Problem |
Both the line containing "Emit a web page" and the line containing "const data = categories.map((c, i)" are to be reproduced exactly, along with every line between them, and nothing more.

Task input |
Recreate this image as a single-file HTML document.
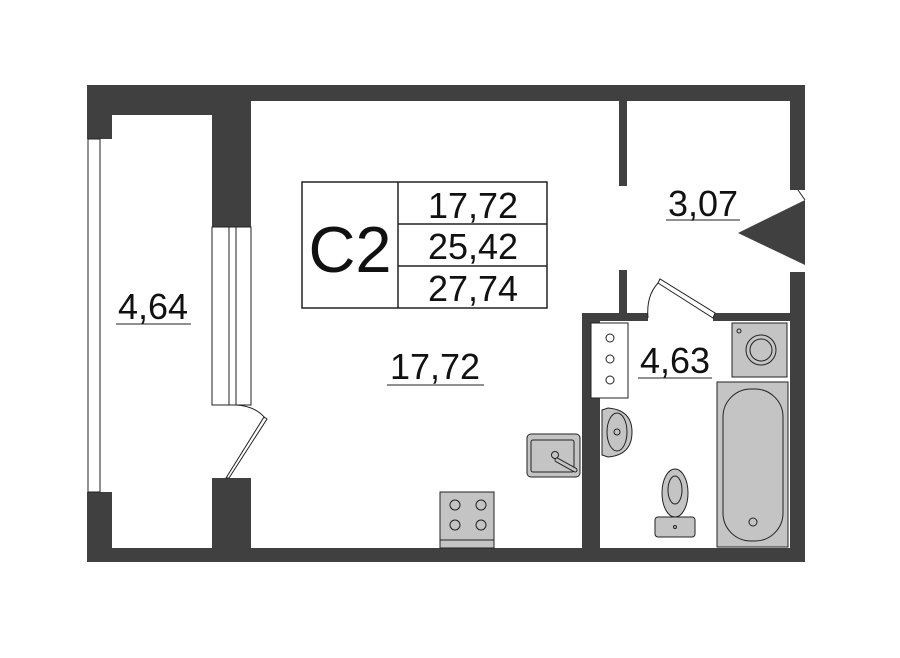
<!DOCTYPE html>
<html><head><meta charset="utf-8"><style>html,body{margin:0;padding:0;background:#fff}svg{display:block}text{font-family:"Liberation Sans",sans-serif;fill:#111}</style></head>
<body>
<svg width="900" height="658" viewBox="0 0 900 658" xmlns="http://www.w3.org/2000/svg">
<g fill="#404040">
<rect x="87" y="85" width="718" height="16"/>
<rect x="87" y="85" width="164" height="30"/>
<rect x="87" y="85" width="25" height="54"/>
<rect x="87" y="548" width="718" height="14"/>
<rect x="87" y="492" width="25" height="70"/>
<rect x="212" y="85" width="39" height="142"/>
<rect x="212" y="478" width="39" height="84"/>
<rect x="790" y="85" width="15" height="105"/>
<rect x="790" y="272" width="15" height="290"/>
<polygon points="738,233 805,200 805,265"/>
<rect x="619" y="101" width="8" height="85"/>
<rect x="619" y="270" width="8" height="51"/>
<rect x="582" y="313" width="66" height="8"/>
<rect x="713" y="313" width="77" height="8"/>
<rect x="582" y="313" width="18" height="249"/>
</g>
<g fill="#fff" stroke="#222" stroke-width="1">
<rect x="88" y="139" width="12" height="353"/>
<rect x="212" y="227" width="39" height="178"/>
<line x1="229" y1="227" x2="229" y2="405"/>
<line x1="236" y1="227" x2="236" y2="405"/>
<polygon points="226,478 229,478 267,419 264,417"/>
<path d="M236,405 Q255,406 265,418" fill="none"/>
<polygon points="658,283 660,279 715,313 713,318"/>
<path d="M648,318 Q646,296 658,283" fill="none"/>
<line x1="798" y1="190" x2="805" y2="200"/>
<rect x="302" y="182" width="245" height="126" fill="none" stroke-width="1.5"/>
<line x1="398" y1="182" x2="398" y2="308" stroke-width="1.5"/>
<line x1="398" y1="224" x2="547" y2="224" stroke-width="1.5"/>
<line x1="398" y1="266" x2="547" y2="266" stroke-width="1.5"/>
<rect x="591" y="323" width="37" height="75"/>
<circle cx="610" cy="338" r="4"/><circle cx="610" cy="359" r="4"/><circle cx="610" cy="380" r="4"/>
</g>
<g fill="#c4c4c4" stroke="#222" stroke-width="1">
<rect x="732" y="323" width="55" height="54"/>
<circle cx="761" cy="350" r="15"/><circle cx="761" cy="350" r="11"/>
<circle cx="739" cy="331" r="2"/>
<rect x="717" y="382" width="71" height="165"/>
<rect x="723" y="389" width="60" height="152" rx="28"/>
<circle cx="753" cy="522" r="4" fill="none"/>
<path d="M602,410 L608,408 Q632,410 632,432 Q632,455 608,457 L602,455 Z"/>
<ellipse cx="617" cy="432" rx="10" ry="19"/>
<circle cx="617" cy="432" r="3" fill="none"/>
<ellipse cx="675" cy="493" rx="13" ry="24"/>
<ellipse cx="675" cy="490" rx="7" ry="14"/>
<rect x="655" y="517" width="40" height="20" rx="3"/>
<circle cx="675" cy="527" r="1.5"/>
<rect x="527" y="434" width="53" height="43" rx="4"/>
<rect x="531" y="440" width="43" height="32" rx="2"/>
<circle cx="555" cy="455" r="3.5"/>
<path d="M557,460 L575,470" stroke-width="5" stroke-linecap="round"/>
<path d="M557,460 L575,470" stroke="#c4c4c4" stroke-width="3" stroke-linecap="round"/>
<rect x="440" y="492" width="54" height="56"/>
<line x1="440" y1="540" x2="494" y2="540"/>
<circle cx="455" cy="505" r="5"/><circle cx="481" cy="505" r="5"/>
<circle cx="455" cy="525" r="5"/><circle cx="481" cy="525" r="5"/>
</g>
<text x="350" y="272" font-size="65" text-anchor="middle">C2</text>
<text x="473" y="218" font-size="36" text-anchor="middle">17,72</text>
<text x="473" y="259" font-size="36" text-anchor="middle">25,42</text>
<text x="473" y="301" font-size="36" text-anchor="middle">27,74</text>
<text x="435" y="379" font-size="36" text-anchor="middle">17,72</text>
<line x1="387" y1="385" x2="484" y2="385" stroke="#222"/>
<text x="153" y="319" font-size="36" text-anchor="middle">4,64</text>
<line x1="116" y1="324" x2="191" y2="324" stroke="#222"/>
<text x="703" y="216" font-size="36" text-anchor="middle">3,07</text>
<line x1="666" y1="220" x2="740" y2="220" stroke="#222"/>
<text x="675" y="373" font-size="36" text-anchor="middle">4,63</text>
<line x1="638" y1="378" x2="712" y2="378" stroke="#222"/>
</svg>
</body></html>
==
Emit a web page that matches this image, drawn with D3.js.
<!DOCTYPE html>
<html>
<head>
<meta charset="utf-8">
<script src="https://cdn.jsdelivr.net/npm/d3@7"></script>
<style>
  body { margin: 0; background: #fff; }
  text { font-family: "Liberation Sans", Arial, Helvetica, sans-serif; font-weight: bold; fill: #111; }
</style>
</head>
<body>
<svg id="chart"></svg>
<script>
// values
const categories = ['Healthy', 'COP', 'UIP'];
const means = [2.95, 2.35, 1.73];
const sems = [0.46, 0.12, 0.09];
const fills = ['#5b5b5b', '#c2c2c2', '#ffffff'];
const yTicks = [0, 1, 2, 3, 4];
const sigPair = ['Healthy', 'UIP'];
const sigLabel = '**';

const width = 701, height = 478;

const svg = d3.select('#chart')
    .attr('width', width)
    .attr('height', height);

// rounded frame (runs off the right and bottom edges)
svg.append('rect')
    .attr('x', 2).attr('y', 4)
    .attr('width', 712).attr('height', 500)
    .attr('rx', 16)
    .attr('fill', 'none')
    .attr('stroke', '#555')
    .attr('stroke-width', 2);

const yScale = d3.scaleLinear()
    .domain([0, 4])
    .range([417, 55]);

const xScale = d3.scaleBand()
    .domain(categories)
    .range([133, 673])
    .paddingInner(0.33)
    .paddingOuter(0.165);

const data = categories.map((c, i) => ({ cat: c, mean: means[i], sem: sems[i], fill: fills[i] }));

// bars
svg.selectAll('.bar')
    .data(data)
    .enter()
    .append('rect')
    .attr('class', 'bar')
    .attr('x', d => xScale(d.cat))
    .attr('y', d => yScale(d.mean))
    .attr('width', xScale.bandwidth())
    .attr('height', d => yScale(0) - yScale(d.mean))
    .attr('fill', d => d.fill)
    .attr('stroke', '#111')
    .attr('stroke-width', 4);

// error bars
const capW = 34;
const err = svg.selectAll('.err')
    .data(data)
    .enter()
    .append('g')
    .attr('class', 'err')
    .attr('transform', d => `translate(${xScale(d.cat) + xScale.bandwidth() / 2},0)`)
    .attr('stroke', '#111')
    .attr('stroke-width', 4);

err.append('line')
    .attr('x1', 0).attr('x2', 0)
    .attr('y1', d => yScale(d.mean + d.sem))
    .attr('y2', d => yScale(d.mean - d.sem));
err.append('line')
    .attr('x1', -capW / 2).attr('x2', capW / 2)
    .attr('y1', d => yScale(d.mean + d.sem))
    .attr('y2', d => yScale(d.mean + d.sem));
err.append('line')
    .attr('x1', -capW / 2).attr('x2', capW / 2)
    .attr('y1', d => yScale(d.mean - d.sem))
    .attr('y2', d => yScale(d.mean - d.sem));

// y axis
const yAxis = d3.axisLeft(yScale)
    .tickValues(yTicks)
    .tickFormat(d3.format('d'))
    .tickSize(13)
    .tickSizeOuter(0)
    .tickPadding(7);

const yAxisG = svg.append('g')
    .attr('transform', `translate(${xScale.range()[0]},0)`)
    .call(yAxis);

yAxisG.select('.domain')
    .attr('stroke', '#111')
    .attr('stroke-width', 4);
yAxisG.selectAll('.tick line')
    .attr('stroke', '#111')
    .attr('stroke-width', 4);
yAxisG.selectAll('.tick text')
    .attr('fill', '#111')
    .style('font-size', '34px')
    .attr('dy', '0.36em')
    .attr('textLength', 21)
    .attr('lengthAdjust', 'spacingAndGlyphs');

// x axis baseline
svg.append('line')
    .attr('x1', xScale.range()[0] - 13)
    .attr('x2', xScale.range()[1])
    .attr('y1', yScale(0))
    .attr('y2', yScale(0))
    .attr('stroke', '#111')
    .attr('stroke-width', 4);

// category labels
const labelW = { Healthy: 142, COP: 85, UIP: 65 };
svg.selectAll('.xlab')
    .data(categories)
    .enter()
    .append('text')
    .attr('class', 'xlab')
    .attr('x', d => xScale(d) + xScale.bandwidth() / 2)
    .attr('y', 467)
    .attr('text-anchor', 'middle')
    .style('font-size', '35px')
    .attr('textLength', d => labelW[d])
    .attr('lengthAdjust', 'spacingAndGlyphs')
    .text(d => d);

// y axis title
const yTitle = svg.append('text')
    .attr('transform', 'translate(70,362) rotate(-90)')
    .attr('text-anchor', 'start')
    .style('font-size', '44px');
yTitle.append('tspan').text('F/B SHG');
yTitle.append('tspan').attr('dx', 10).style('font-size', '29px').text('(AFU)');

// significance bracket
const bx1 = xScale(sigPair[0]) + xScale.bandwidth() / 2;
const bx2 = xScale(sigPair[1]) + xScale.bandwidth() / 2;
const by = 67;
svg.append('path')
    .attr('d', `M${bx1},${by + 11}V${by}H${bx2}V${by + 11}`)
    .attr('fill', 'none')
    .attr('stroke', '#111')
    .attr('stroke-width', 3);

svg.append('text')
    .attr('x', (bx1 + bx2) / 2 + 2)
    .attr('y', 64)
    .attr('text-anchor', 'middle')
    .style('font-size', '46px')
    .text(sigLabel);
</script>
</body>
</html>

Final answer |
Emit a web page that matches this image, drawn with D3.js.
<!DOCTYPE html>
<html>
<head>
<meta charset="utf-8">
<script src="https://cdn.jsdelivr.net/npm/d3@7"></script>
<style>
  body { margin: 0; background: #fff; }
  text { font-family: "Liberation Sans", Arial, Helvetica, sans-serif; font-weight: bold; fill: #111; }
</style>
</head>
<body>
<svg id="chart"></svg>
<script>
// values
const categories = ['Healthy', 'COP', 'UIP'];
const means = [2.95, 2.35, 1.73];
const sems = [0.46, 0.12, 0.09];
const fills = ['#5b5b5b', '#c2c2c2', '#ffffff'];
const yTicks = [0, 1, 2, 3, 4];
const sigPair = ['Healthy', 'UIP'];
const sigLabel = '**';

const width = 701, height = 478;

const svg = d3.select('#chart')
    .attr('width', width)
    .attr('height', height);

// rounded frame (runs off the right and bottom edges)
svg.append('rect')
    .attr('x', 2).attr('y', 4)
    .attr('width', 712).attr('height', 500)
    .attr('rx', 16)
    .attr('fill', 'none')
    .attr('stroke', '#555')
    .attr('stroke-width', 2);

const yScale = d3.scaleLinear()
    .domain([0, 4])
    .range([417, 55]);

const xScale = d3.scaleBand()
    .domain(categories)
    .range([133, 673])
    .paddingInner(0.33)
    .paddingOuter(0.165);

const data = categories.map((c, i) => ({ cat: c, mean: means[i], sem: sems[i], fill: fills[i] }));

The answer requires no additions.